People are becoming cavalier
Another major factor is that people are ignoring safety practices, according to a state breakdown of counties experiencing rising cases. As regions relax stay-at-home rules, families, friends, and strangers are increasingly gathering in homes, bars, restaurants, and other venues. Too often, they’re not wearing masks or staying far enough away from each other, said Mark Ghaly, secretary of California’s Health and Human Services Agency, during the Monday press conference.
Los Angeles County has become the nation’s largest epicenter of the disease, with nearly 98,000 confirmed cases, according to Johns Hopkins University’s coronavirus tracking map.
The Los Angeles County Department of Public Health announced on Sunday that it would heed Newsom’s directive to shut down bars, noting that the region’s sharp increase in cases and hospitalizations directly coincides with the reopening of businesses a few weeks earlier. Those include breweries, pubs, wineries, and other venues “where people remove their face covering to drink while they may be socializing with people not in their households,” the statement read.
“I implore that our residents and businesses follow the public health directives that will keep us healthy, safe, and on the pathway to recovery,” said Barbara Ferrer, the county’s director of public health. “Otherwise, we are quickly moving toward overwhelming our health-care system and seeing even more devastating illness and death.”

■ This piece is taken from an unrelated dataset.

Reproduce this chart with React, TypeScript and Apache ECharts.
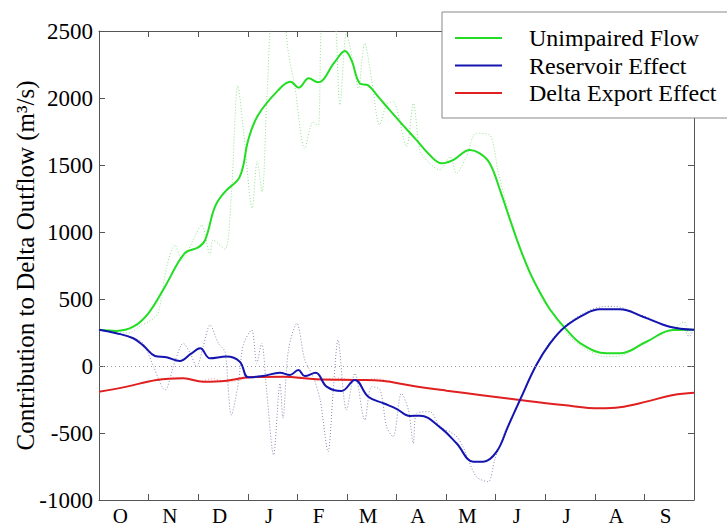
import React, { useEffect, useRef } from "react";
import * as echarts from "echarts";

// Month tick labels (water year Oct–Sep)
const months = ["O", "N", "D", "J", "F", "M", "A", "M", "J", "J", "A", "S"];

// [month offset from Oct 1, m3/s]
const unimpairedSmooth: number[][] = [
  [0, 270], [0.35, 262], [0.7, 295], [1.0, 395], [1.33, 592], [1.73, 842], [2.0, 885], [2.14, 940],
  [2.34, 1189], [2.54, 1300], [2.84, 1413], [3.01, 1687], [3.21, 1873], [3.62, 2060], [3.86, 2122],
  [4.03, 2077], [4.23, 2147], [4.41, 2117], [4.76, 2271], [4.96, 2351], [5.09, 2284], [5.26, 2110],
  [5.43, 2094], [5.63, 2010], [5.85, 1915], [6.13, 1798], [6.4, 1687], [6.67, 1575], [6.91, 1513],
  [7.14, 1537], [7.48, 1612], [7.68, 1587], [7.88, 1513], [8.1, 1300], [8.3, 1080], [8.5, 870],
  [8.7, 690], [8.9, 545], [9.1, 420], [9.4, 283], [9.76, 157], [10.24, 95], [10.5, 95], [11.04, 181],
  [11.58, 269], [12, 270],
];

const reservoirSmooth: number[][] = [
  [0, 270], [0.35, 245], [0.69, 207], [0.9, 150], [1.13, 75], [1.36, 65], [1.63, 37], [1.85, 90],
  [2.04, 132], [2.24, 57], [2.57, 70], [2.84, 32], [3.01, -84], [3.31, -75], [3.65, -50], [3.85, -67],
  [4.02, -30], [4.15, -75], [4.37, -50], [4.59, -154], [4.89, -187], [5.16, -104], [5.43, -229],
  [5.75, -280], [6.0, -320], [6.27, -373], [6.47, -371], [6.88, -458], [7.21, -577], [7.55, -714],
  [7.75, -714], [8.02, -639], [8.25, -450], [8.49, -254], [8.82, 7], [9.1, 170], [9.4, 293],
  [9.83, 393], [10.1, 423], [10.5, 423], [10.97, 368], [11.51, 293], [12, 270],
];

const exportSmooth: number[][] = [
  [0, -192], [0.56, -154], [1.16, -104], [1.7, -92], [2.1, -117], [2.57, -110], [3.04, -84],
  [3.71, -80], [4.39, -99], [5.26, -104], [5.7, -110], [6.34, -149], [7.01, -184], [7.68, -216],
  [8.49, -254], [9.36, -291], [10.1, -316], [10.5, -308], [11.04, -266], [11.58, -216], [12, -199],
];

const unimpairedDaily: number[][] = [
  [0, 272], [0.3, 258], [0.59, 246], [0.86, 306], [1.0, 330], [1.19, 395], [1.36, 729], [1.53, 903],
  [1.67, 791], [1.93, 965], [2.07, 1052], [2.24, 828], [2.3, 940], [2.54, 871], [2.67, 1289],
  [2.8, 2092], [2.92, 1736], [3.09, 1177], [3.19, 1525], [3.29, 1301], [3.39, 2035], [3.52, 2650],
  [3.72, 2600], [3.82, 2333], [3.95, 2085], [4.15, 1624], [4.32, 1823], [4.42, 1786], [4.52, 2650],
  [4.72, 2650], [4.86, 1948], [4.99, 2482], [5.13, 2259], [5.23, 2072], [5.36, 2408], [5.5, 2134],
  [5.66, 1800], [5.8, 1950], [5.93, 1972], [6.2, 1637], [6.34, 1960], [6.47, 1612], [6.6, 1537],
  [6.87, 1463], [7.08, 1562], [7.21, 1438], [7.41, 1562], [7.61, 1736], [7.88, 1724], [8.05, 1450],
  [8.3, 1100], [8.6, 770], [8.9, 530], [9.2, 360], [9.5, 215], [9.8, 130], [10.2, 70], [10.5, 75],
  [10.9, 150], [11.3, 230], [11.6, 280], [11.8, 330], [11.9, 240], [12, 280],
];

const reservoirDaily: number[][] = [
  [0, 272], [0.4, 240], [0.7, 210], [0.89, 169], [1.1, -5], [1.33, -179], [1.53, 32], [1.7, 169],
  [1.84, 95], [1.97, -5], [2.1, 144], [2.24, 306], [2.41, 169], [2.54, 107], [2.67, -366],
  [2.81, -129], [2.91, 157], [3.08, 269], [3.18, 20], [3.28, 169], [3.38, -179], [3.52, -664],
  [3.65, -129], [3.71, -390], [3.82, 119], [3.99, 319], [4.15, 45], [4.32, -80], [4.46, -254],
  [4.62, -639], [4.72, -204], [4.82, 194], [4.99, -328], [5.16, -55], [5.36, -403], [5.5, -154],
  [5.67, -179], [5.8, -453], [5.93, -528], [6.1, -204], [6.24, -328], [6.34, -577], [6.41, -353],
  [6.67, -341], [6.88, -453], [7.18, -515], [7.34, -602], [7.61, -826], [7.85, -863], [7.98, -701],
  [8.2, -480], [8.49, -250], [8.82, 10], [9.1, 180], [9.4, 300], [9.8, 400], [10.1, 440],
  [10.4, 445], [10.8, 400], [11.2, 340], [11.5, 290], [11.8, 270], [11.9, 220], [12, 275],
];

const exportDaily: number[][] = [
  [0, -195], [0.6, -150], [1.0, -120], [1.3, -100], [1.6, -85], [2.0, -115], [2.3, -95],
  [2.6, -120], [3.0, -90], [3.3, -70], [3.6, -85], [4.0, -75], [4.4, -105], [4.8, -90],
  [5.2, -110], [5.6, -95], [6.0, -125], [6.5, -160], [7.0, -185], [8.0, -230], [9.0, -275],
  [10.0, -315], [10.5, -310], [11.0, -268], [11.5, -220], [12, -199],
];

const seriesNames = ["Unimpaired Flow", "Reservoir Effect", "Delta Export Effect"];

const FONT = "Liberation Serif";
const AXIS_COLOR = "#555";

export default function App() {
  const ref = useRef<HTMLDivElement>(null);

  useEffect(() => {
    document.body.style.margin = "0";
    if (!ref.current) return;
    const chart = echarts.init(ref.current, null, { renderer: "svg" });

    const dotted = (data: number[][], color: string) => ({
      type: "line",
      data,
      xAxisIndex: 1,
      yAxisIndex: 0,
      smooth: 0.3,
      symbol: "none",
      silent: true,
      lineStyle: { color, width: 1, type: [1, 2] },
      z: 1,
    });
    const solid = (name: string, data: number[][], color: string) => ({
      type: "line",
      name,
      data,
      xAxisIndex: 1,
      yAxisIndex: 0,
      smooth: 0.4,
      symbol: "none",
      lineStyle: { color, width: 2 },
      itemStyle: { color },
      z: 3,
    });

    const axisLine = { show: true, onZero: false, lineStyle: { color: AXIS_COLOR, width: 1 } };
    const axisTick = { show: true, inside: true, length: 6, lineStyle: { color: AXIS_COLOR } };

    chart.setOption({
      animation: false,
      backgroundColor: "#fff",
      textStyle: { fontFamily: FONT },
      grid: {
        left: 99,
        top: 31,
        width: 595,
        height: 469,
        containLabel: false,
        outerBoundsMode: "none",
      },
      legend: {
        data: seriesNames,
        orient: "vertical",
        left: 442,
        top: 12,
        padding: [14, 40, 13, 13],
        itemGap: 3.5,
        itemWidth: 47,
        itemHeight: 2,
        icon: "rect",
        backgroundColor: "#fff",
        borderColor: "#888",
        borderWidth: 1,
        borderRadius: 0,
        selectedMode: false,
        textStyle: { fontFamily: FONT, fontSize: 24, color: "#000", lineHeight: 24, padding: [0, 0, 0, 22] },
      },
      xAxis: [
        {
          type: "category",
          data: months,
          position: "bottom",
          boundaryGap: true,
          axisLine,
          axisTick,
          axisLabel: { fontFamily: FONT, fontSize: 21, color: "#000", margin: 5, padding: [0, 7, 0, 0] },
          splitLine: { show: false },
        },
        {
          type: "value",
          min: 0,
          max: 12,
          show: false,
          axisLine: { onZero: false },
        },
        {
          type: "category",
          data: months,
          position: "top",
          boundaryGap: true,
          axisLine,
          axisTick,
          axisLabel: { show: false },
          splitLine: { show: false },
        },
      ],
      yAxis: [
        {
          type: "value",
          position: "left",
          min: -1000,
          max: 2500,
          interval: 500,
          name: "Contribution to Delta Outflow (m³/s)",
          nameLocation: "middle",
          nameGap: 61,
          nameMoveOverlap: false,
          nameTextStyle: { fontFamily: FONT, fontSize: 25, color: "#000" },
          axisLine,
          axisTick,
          axisLabel: {
            fontFamily: FONT,
            fontSize: 23,
            color: "#000",
            margin: 6,
            formatter: (v: number) => String(v),
          },
          splitLine: { show: false },
        },
        {
          type: "value",
          position: "right",
          min: -1000,
          max: 2500,
          interval: 500,
          axisLine,
          axisTick,
          axisLabel: { show: false },
          splitLine: { show: false },
        },
      ],
      series: [
        {
          ...dotted(exportDaily, "#eaa0a0"),
          markLine: {
            silent: true,
            symbol: ["none", "none"],
            label: { show: false },
            lineStyle: { type: [1, 3], color: "#999", width: 1 },
            data: [{ yAxis: 0 }],
          },
        },
        dotted(unimpairedDaily, "#8fe08f"),
        dotted(reservoirDaily, "#8a8ab0"),
        solid(seriesNames[0], unimpairedSmooth, "#22dd22"),
        solid(seriesNames[2], exportSmooth, "#e02020"),
        solid(seriesNames[1], reservoirSmooth, "#1414b0"),
      ],
    });

    return () => chart.dispose();
  }, []);

  return <div ref={ref} style={{ width: 727, height: 527 }} />;
}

Explosions in prison cases
More than 2,500 state and federal prison inmates throughout California are infected with the coronavirus. More than 1,000 prisoners and staff members tested positive in San Quentin State Prison alone during the last few weeks, in an outbreak linked to the transfer of inmates from the California Institution for Men in Chino, where there are more than 500 active cases.

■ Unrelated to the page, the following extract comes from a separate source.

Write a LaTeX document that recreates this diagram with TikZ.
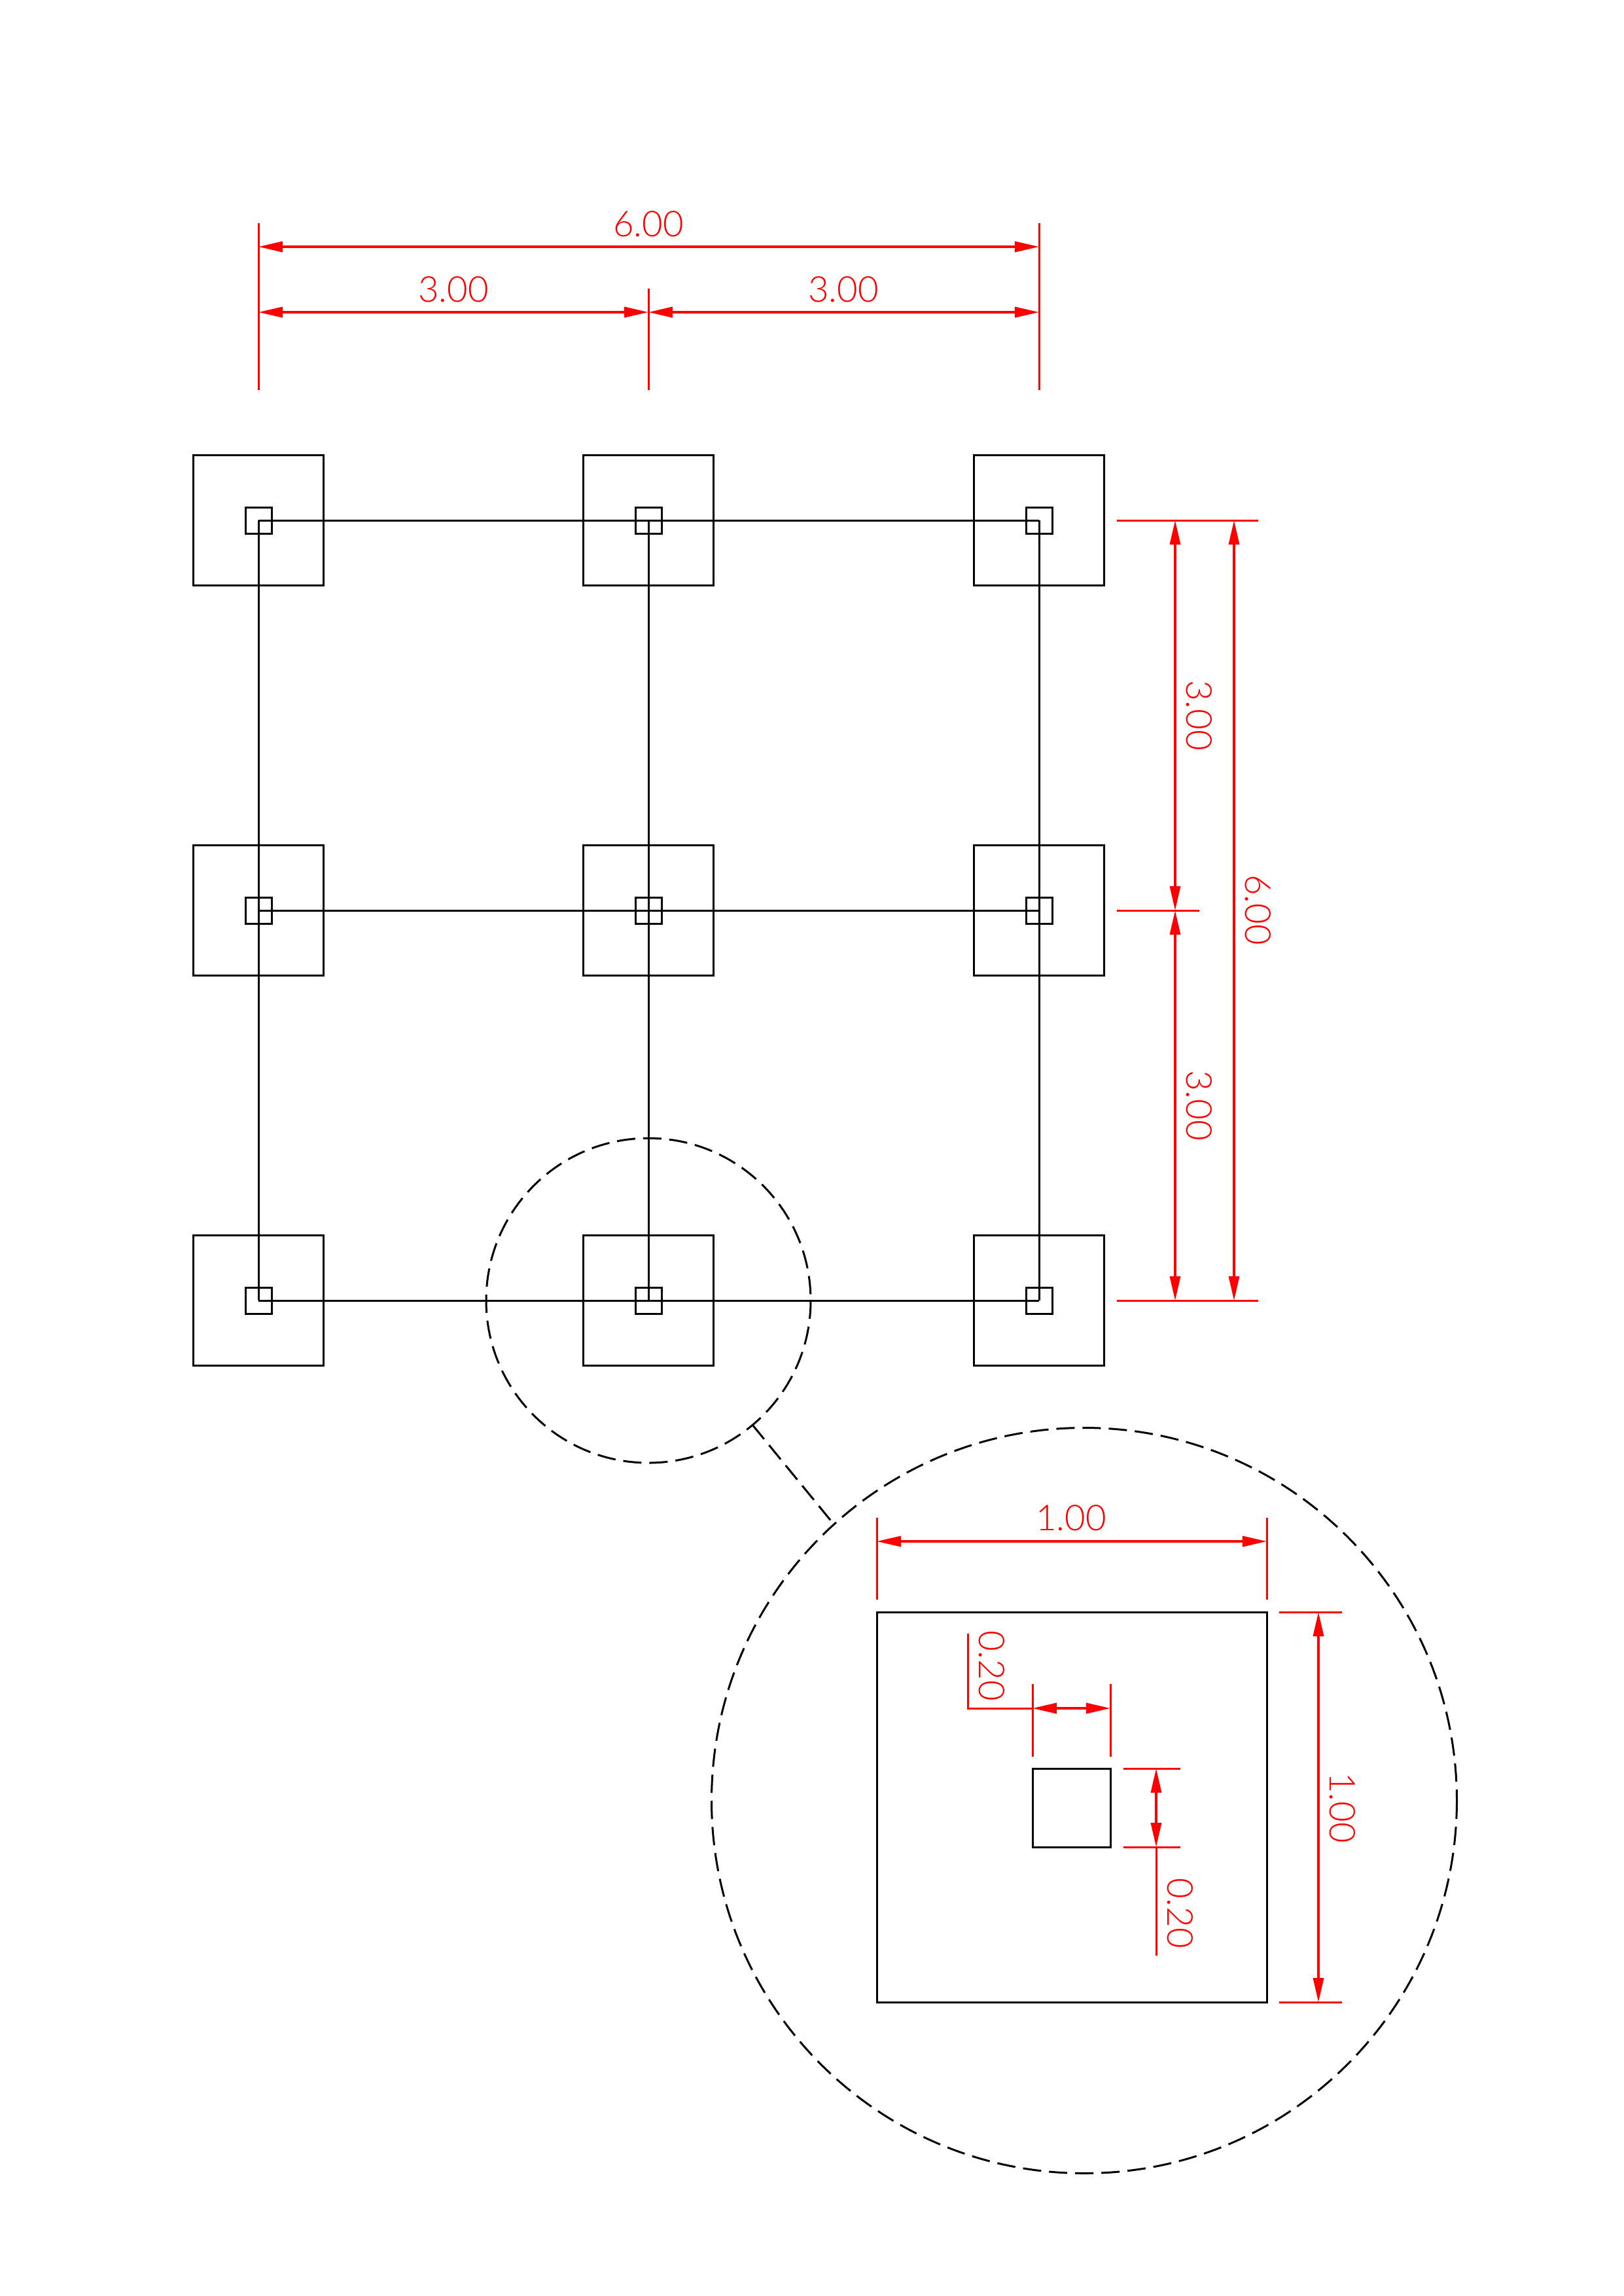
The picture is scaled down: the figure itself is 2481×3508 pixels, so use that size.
\documentclass[tikz,border=0pt]{standalone}
\usepackage{fontspec}
\newfontfamily\dimfont[UprightFont=* Light]{Lato}
\usetikzlibrary{arrows.meta}
\tikzset{
	member/.style={black,line width=0.03cm},
	dashline/.style={black,line width=0.03cm,dash pattern=on 0.28cm off 0.12cm},
	extline/.style={red,line width=0.03cm},
	dimline/.style={red,line width=0.032cm,{Triangle[length=0.37cm,width=0.16cm]}-{Triangle[length=0.37cm,width=0.16cm]}},
	dimtext/.style={red,inner sep=0pt,font=\dimfont\fontsize{15.5}{15.5}\selectfont}
}
\begin{document}
\begin{tikzpicture}[x=0.01cm,y=-0.01cm]
	\useasboundingbox (0,0) rectangle (2481,3508);

	% members
	\foreach \c in {395,991,1588} {
		\draw[member] (\c,795) -- (\c,1987);
	}
	\foreach \r in {795,1391,1987} {
		\draw[member] (395,\r) -- (1588,\r);
	}

	% footings and columns
	\foreach \c in {395,991,1588} {
		\foreach \r in {795,1391,1987} {
			\draw[member] (\c-99.5,\r-99.5) rectangle (\c+99.5,\r+99.5);
			\draw[member] (\c-20,\r-20) rectangle (\c+20,\r+20);
		}
	}

	% top dimensions
	\draw[extline] (395,341) -- (395,596);
	\draw[extline] (991,441) -- (991,596);
	\draw[extline] (1588,341) -- (1588,596);
	\draw[dimline] (395,377) -- (1588,377);
	\draw[dimline] (395,477) -- (991,477);
	\draw[dimline] (991,477) -- (1588,477);
	\node[dimtext] (topall) at (991,342) {6.00};
	\node[dimtext] (topleft) at (693,442) {3.00};
	\node[dimtext] (topright) at (1289,442) {3.00};

	% right dimensions
	\draw[extline] (1707,795) -- (1923,795);
	\draw[extline] (1707,1391) -- (1833,1391);
	\draw[extline] (1707,1987) -- (1923,1987);
	\draw[dimline] (1796,795) -- (1796,1391);
	\draw[dimline] (1796,1391) -- (1796,1987);
	\draw[dimline] (1886,795) -- (1886,1987);
	\node[dimtext,rotate=-90] (rightupper) at (1833,1093) {3.00};
	\node[dimtext,rotate=-90] (rightlower) at (1833,1689) {3.00};
	\node[dimtext,rotate=-90] (rightall) at (1923,1390) {6.00};

	% detail circles
	\draw[dashline] (991,1987) circle[radius=248];
	\draw[dashline] (1657,2751) circle[radius=569.5];
	\draw[dashline] (1150,2177) -- (1272,2326);

	% detail footing
	\draw[member] (1340,2463) rectangle (1936,3059);
	\draw[member] (1578,2702) rectangle (1697,2822);

	% detail, footing width
	\draw[extline] (1340,2319) -- (1340,2444);
	\draw[extline] (1936,2319) -- (1936,2444);
	\draw[dimline] (1340,2355) -- (1936,2355);
	\node[dimtext] (detailtop) at (1637,2319) {1.00};

	% detail, footing height
	\draw[extline] (1955,2463) -- (2051,2463);
	\draw[extline] (1955,3059) -- (2051,3059);
	\draw[dimline] (2015,2463) -- (2015,3059);
	\node[dimtext,rotate=-90] (detailright) at (2052,2762) {1.00};

	% detail, column width
	\draw[extline] (1578,2573) -- (1578,2684);
	\draw[extline] (1697,2573) -- (1697,2684);
	\draw[dimline] (1578,2610) -- (1697,2610);
	\draw[extline] (1578,2610) -- (1479,2610) -- (1479,2496);
	\node[dimtext,rotate=-90] (columnwidth) at (1516,2545) {0.20};

	% detail, column height
	\draw[extline] (1717,2702) -- (1804,2702);
	\draw[extline] (1717,2822) -- (1804,2822);
	\draw[dimline] (1767,2702) -- (1767,2822);
	\draw[extline] (1767,2822) -- (1767,2988);
	\node[dimtext,rotate=-90] (columnheight) at (1804,2923) {0.20};

\end{tikzpicture}
\end{document}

The spillover of patients into local hospitals has forced Marin County, where San Quentin is based, to pause its plans to reopen gyms, hotels, and other businesses.
An influx of cases from elsewhere
A variety of other factors are driving higher case counts, including increasingly widespread testing across the state (which totaled nearly 106,000 on Sunday), continuing outbreaks in nursing homes in several counties, and patients from outside California crowding into counties with better testing and treatment.
Part of what’s driving the soaring case loads in Imperial County is the influx of positive patients from Mexico. State officials say they’re primarily US citizens, hundreds of thousands of whom live in neighboring Baja, crossing back in search of superior health care.
The county has by far the state’s highest case numbers on a per capita basis, 3,414 per 100,000, as well as a positivity rate for tests that’s more than four times the state average.
The different drivers demand different interventions, health experts say. Officials need to make extra efforts to communicate with low-income Latino patients and provide money, food, housing, or other services to help them isolate while they’re infectious. (San Francisco has some programs like this in place, but clearly more are needed throughout the state.) Prison systems need to keep infected inmates isolated, and ensure that they’re no longer spreading the disease across facilities. And nursing homes should test patients and workers more often, and step in more rapidly at the earliest signs of an outbreak.
But pretty much all of this has been known from the start. Californians need to recognize that the dangers haven’t passed, even as regions relax certain rules. Everyone still has to maintain their distance from others, vigorously wash their hands, and abide by the one public health decree that may help the most.
“Wear masks,” UCSF’s Rutherford says.